The worst is the people who do not commit a crime, but who make choices that later come back with unfortunate circumstances. Those who believe divorce is a sin would claim that if you are in a miserable marriage, you either made a bad choice in your spouse or you made bad choices through the marriage (and are continuing to do so) especially if you are a woman. The consequence of these bad choices is to spend the rest of your life in a miserable marriage. Or at least the rest of the life of the spouse, whichever comes first. You have committed no crime, but you are a bad person for being in a bad situation. You must pay the consequence.

These same people would make women pay forever for having sex (in marriage or outside it) and wind up with an unplanned pregnancy. Or are raped. For the crime of having a uterus, the consequence is having to give birth to the child and raising it. Those who would force you to give birth feel no responsibility for this child they are forcing into the world. It is the bad choice of the woman to have sex (or have it forced on her), and not wanting to give birth makes her a bad person. There must be consequence.

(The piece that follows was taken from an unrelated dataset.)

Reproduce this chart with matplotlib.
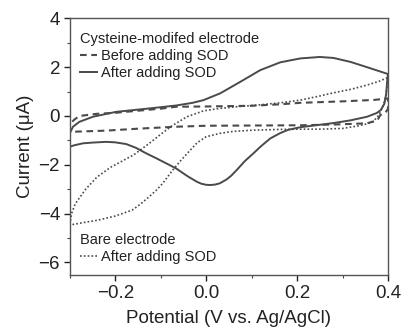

With so much suffering in this world their God made, the conservatives have to have a way to justify doing nothing about it and still be able to sleep well at night. If all the sufferers in this world are suffering because of their own bad actions and are bad people, it is easy to turn a blind eye and let them deal with their maker. As long as they are helping God dish out consequence, they can sleep well at night.

So I pull out the feather from the featherbed that claims that those who suffer are paying a just price for their bad behavior. That is a lie. Suffering falls to the guilty and innocent alike. The next horrible incident or situation could hit any one of them. If we accept that sufferers deserve to suffer, who will be there to help?